Entries shown ::
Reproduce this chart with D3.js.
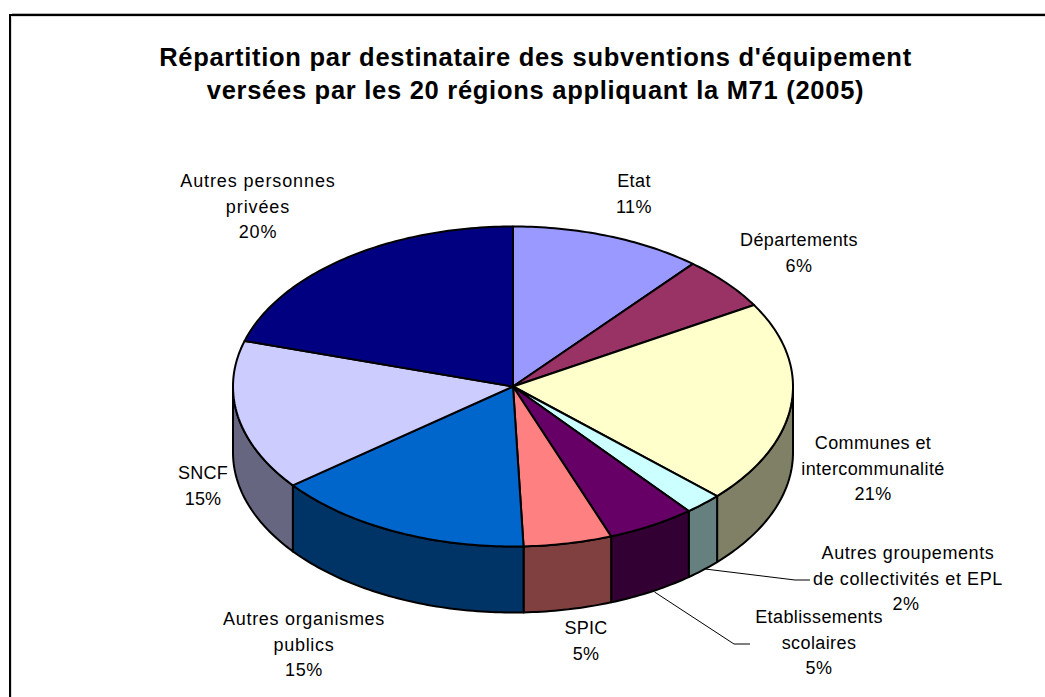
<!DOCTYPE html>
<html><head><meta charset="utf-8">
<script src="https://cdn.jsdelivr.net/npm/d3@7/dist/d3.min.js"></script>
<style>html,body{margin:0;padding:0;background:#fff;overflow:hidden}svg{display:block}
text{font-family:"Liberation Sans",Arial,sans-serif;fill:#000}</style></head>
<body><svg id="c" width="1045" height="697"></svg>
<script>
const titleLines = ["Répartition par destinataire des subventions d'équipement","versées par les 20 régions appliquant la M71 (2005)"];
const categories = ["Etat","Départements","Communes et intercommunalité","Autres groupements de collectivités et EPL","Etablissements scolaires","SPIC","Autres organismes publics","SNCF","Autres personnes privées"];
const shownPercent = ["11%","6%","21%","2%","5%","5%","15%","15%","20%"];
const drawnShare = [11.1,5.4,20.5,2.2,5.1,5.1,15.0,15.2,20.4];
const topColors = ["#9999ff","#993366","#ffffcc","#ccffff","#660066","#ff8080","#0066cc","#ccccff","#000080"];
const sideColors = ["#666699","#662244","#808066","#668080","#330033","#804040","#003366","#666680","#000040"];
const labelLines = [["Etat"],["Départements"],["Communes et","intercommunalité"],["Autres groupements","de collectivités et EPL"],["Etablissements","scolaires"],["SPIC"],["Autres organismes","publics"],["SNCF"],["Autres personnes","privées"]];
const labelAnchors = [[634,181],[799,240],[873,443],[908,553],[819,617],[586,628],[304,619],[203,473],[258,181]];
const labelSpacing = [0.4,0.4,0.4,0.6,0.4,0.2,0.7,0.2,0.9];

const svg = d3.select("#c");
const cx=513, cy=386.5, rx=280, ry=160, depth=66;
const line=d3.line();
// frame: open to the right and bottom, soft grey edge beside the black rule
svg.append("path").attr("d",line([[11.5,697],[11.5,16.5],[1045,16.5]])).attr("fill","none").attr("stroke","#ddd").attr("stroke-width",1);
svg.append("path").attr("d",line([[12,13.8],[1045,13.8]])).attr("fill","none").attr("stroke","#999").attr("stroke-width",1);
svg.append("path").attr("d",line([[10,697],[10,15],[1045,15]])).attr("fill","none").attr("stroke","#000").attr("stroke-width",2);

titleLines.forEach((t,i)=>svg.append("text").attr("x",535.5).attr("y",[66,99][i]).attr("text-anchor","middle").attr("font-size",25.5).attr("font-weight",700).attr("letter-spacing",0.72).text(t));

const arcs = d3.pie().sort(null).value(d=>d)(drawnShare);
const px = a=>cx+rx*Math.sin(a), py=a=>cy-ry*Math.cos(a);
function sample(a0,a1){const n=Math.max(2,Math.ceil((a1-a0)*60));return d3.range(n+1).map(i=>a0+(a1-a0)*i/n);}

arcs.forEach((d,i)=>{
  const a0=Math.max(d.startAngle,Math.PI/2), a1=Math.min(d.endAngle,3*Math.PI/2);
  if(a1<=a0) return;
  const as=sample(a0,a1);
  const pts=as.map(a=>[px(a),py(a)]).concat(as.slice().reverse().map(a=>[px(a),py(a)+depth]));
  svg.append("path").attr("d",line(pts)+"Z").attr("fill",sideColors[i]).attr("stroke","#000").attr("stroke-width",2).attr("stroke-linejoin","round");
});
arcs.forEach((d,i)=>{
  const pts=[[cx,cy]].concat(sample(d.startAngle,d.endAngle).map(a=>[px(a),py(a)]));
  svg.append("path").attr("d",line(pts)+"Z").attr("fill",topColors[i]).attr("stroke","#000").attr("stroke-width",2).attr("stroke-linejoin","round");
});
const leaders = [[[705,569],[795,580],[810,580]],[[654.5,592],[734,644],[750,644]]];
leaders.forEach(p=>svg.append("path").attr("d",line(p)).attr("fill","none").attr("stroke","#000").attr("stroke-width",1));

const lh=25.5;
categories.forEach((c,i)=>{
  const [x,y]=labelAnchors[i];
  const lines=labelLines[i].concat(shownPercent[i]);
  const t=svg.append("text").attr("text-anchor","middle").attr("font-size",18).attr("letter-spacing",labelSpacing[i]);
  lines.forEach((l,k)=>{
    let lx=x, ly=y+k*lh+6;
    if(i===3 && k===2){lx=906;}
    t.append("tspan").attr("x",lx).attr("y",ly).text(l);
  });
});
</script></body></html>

==

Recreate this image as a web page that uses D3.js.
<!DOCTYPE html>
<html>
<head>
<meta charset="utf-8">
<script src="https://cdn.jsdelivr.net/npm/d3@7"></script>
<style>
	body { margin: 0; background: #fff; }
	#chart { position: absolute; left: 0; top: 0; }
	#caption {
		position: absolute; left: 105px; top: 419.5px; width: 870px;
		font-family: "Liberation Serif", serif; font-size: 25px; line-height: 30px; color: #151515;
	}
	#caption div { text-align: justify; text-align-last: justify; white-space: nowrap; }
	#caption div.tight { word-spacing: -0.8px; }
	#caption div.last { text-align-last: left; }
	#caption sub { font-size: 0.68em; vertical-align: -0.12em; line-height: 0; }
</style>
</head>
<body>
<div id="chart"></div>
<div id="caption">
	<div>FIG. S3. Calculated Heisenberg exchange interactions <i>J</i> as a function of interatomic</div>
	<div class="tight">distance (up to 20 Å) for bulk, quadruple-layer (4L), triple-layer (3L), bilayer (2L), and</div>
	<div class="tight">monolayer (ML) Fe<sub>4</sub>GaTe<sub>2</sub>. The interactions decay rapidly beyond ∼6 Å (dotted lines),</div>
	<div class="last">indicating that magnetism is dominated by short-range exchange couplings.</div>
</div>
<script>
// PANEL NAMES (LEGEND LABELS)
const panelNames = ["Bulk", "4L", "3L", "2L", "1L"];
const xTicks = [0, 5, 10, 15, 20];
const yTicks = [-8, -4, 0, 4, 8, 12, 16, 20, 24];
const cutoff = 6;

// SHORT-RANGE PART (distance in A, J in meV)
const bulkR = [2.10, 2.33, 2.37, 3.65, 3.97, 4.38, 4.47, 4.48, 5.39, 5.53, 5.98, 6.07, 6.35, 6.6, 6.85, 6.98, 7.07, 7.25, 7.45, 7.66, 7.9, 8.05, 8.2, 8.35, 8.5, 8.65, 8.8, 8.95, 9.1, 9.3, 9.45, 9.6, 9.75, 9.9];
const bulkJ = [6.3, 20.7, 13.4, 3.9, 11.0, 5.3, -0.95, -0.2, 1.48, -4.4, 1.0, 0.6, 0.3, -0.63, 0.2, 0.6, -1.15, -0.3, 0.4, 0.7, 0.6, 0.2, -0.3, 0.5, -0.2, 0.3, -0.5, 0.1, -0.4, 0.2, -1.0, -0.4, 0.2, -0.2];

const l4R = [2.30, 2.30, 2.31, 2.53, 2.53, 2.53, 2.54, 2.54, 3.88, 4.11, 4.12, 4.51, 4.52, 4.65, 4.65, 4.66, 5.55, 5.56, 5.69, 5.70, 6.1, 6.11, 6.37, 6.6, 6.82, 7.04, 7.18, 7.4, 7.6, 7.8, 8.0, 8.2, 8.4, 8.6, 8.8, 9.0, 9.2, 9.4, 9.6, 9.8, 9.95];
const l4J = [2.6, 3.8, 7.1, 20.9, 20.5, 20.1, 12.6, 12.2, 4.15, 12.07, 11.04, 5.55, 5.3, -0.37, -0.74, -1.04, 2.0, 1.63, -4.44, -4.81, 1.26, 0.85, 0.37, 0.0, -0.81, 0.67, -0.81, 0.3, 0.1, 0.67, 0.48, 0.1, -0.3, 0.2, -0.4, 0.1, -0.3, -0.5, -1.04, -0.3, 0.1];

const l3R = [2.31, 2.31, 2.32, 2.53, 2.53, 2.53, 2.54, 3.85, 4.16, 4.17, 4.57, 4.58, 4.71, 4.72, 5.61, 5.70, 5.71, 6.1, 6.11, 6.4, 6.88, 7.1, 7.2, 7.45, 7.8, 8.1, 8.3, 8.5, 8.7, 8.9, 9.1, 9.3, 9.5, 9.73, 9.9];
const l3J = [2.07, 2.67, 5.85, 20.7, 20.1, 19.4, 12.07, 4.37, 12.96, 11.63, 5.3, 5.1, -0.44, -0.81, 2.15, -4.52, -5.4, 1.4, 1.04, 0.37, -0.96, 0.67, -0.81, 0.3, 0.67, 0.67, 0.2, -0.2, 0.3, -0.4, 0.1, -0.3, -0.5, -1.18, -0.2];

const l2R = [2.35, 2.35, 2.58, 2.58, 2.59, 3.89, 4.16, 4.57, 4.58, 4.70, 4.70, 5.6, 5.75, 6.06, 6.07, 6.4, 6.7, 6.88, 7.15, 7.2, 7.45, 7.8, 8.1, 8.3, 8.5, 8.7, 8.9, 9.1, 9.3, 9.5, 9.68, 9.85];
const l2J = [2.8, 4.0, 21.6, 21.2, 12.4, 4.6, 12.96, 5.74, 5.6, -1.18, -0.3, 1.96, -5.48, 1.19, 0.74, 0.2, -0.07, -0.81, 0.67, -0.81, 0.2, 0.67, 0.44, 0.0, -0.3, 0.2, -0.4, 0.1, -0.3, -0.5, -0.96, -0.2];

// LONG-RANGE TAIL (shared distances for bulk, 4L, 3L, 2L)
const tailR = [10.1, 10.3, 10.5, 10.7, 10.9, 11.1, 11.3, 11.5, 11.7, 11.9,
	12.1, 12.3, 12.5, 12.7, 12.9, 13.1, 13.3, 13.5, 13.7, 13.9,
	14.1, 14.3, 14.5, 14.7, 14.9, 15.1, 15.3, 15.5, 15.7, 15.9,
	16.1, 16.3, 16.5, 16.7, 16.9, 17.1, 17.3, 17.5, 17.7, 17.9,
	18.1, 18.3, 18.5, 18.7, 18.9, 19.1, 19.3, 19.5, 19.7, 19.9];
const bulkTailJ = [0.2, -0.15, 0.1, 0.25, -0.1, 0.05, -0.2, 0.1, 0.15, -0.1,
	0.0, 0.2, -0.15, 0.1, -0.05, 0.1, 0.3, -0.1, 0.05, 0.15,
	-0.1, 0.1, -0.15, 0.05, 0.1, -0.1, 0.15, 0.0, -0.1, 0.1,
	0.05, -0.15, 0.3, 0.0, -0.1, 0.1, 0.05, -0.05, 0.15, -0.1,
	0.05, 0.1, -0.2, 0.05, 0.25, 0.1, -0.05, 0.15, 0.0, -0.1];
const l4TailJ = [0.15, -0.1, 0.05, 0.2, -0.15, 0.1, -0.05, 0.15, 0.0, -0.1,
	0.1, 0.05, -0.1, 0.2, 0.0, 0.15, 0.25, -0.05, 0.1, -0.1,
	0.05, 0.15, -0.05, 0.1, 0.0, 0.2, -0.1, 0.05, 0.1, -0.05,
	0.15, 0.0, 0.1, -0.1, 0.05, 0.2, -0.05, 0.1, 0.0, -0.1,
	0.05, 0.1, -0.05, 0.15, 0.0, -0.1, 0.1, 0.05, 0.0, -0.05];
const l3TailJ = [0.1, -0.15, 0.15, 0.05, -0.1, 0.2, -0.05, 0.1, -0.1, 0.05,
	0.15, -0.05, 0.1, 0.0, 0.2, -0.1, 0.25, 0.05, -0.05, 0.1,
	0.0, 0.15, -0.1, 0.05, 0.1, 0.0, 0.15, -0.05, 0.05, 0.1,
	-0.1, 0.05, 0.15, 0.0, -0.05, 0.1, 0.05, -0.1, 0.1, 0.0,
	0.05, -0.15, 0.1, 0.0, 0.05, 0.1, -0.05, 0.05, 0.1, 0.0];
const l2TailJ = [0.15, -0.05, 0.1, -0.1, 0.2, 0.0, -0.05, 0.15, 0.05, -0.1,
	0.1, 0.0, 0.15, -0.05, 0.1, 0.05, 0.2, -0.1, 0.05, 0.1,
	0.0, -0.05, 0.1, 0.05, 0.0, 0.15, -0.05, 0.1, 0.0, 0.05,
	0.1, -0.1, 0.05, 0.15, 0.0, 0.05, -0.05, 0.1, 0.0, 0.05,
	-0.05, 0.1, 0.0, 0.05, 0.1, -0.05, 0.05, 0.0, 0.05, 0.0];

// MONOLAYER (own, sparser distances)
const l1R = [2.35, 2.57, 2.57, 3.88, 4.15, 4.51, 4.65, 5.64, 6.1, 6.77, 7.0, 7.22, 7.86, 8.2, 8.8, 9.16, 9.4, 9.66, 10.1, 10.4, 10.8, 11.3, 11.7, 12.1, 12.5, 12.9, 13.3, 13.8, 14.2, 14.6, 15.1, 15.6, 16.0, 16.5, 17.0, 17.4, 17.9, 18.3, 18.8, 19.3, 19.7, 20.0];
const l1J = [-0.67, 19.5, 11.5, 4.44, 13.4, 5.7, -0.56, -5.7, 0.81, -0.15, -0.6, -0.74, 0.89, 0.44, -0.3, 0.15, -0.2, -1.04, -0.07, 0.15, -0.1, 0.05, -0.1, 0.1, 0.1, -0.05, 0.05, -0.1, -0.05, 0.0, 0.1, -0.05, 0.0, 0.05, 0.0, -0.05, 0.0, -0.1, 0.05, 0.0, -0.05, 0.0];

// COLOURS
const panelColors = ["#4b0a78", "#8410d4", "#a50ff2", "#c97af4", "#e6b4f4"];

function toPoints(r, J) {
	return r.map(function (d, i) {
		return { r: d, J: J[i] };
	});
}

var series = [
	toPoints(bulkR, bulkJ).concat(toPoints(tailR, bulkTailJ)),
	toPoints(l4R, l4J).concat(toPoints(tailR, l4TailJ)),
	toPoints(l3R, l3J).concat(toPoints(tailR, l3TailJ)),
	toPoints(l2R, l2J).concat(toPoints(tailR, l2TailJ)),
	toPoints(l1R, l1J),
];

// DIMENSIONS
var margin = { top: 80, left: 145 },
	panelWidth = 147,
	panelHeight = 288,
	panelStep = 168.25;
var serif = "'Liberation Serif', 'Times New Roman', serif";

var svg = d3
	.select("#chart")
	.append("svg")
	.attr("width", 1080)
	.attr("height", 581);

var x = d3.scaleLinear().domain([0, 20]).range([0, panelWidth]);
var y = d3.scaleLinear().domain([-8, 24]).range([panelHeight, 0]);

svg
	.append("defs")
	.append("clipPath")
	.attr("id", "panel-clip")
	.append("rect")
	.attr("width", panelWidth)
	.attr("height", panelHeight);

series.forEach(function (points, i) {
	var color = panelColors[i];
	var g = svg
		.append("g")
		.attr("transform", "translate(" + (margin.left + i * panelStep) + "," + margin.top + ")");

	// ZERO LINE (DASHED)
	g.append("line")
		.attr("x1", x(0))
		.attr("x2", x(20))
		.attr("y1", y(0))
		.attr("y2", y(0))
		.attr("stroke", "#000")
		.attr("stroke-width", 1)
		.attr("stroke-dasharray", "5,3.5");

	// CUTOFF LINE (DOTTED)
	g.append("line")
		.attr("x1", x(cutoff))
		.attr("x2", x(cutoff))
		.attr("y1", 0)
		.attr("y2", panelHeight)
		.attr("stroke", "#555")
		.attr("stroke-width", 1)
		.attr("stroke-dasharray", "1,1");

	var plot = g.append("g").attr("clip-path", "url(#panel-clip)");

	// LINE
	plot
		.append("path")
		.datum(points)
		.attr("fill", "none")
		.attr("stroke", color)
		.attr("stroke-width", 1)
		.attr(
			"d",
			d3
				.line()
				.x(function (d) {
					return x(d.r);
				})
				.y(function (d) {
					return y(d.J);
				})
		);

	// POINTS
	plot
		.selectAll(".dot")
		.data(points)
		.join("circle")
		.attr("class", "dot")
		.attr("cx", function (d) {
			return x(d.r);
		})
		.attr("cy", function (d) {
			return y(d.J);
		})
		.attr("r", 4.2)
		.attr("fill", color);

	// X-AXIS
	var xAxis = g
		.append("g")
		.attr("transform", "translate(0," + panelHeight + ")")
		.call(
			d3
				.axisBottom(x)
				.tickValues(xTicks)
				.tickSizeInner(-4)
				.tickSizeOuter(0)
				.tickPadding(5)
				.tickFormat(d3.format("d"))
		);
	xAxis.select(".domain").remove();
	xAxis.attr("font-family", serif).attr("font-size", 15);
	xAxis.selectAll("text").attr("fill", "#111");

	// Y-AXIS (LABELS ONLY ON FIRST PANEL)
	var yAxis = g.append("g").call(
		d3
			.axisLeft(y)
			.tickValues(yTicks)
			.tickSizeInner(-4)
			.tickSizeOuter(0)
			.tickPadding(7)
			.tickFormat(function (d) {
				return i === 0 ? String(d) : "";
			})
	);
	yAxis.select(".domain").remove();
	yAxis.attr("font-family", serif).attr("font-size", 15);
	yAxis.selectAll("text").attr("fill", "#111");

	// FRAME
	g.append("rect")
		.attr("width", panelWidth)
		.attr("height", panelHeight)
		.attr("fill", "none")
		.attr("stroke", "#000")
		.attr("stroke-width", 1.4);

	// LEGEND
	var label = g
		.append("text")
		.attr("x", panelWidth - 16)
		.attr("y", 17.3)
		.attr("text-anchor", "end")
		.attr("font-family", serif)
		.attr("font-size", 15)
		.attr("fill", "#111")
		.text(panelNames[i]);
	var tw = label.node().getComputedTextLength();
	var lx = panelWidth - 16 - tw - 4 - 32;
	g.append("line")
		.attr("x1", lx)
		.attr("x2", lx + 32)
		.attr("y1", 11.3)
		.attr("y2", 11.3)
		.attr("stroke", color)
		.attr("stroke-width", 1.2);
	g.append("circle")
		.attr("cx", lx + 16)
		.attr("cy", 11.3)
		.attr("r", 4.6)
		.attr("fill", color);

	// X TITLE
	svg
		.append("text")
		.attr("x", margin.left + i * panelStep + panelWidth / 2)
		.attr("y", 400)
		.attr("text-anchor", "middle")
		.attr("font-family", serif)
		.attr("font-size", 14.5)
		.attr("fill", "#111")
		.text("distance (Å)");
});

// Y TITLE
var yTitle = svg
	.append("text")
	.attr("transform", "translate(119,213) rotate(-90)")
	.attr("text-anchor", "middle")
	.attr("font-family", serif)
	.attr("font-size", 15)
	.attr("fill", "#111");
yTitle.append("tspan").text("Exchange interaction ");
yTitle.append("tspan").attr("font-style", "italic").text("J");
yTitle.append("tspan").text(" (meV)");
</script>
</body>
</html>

Short problem ::
Return the material from the line containing "Reproduce this chart with D3.js." through the line containing "const labelSpacing = [0.4,0.4,0.4,0.6,0.4,0.2,0.7,0.2,0.9];", exactly and in full, but without its pictures.

Response ::
Reproduce this chart with D3.js.
<!DOCTYPE html>
<html><head><meta charset="utf-8">
<script src="https://cdn.jsdelivr.net/npm/d3@7/dist/d3.min.js"></script>
<style>html,body{margin:0;padding:0;background:#fff;overflow:hidden}svg{display:block}
text{font-family:"Liberation Sans",Arial,sans-serif;fill:#000}</style></head>
<body><svg id="c" width="1045" height="697"></svg>
<script>
const titleLines = ["Répartition par destinataire des subventions d'équipement","versées par les 20 régions appliquant la M71 (2005)"];
const categories = ["Etat","Départements","Communes et intercommunalité","Autres groupements de collectivités et EPL","Etablissements scolaires","SPIC","Autres organismes publics","SNCF","Autres personnes privées"];
const shownPercent = ["11%","6%","21%","2%","5%","5%","15%","15%","20%"];
const drawnShare = [11.1,5.4,20.5,2.2,5.1,5.1,15.0,15.2,20.4];
const topColors = ["#9999ff","#993366","#ffffcc","#ccffff","#660066","#ff8080","#0066cc","#ccccff","#000080"];
const sideColors = ["#666699","#662244","#808066","#668080","#330033","#804040","#003366","#666680","#000040"];
const labelLines = [["Etat"],["Départements"],["Communes et","intercommunalité"],["Autres groupements","de collectivités et EPL"],["Etablissements","scolaires"],["SPIC"],["Autres organismes","publics"],["SNCF"],["Autres personnes","privées"]];
const labelAnchors = [[634,181],[799,240],[873,443],[908,553],[819,617],[586,628],[304,619],[203,473],[258,181]];
const labelSpacing = [0.4,0.4,0.4,0.6,0.4,0.2,0.7,0.2,0.9];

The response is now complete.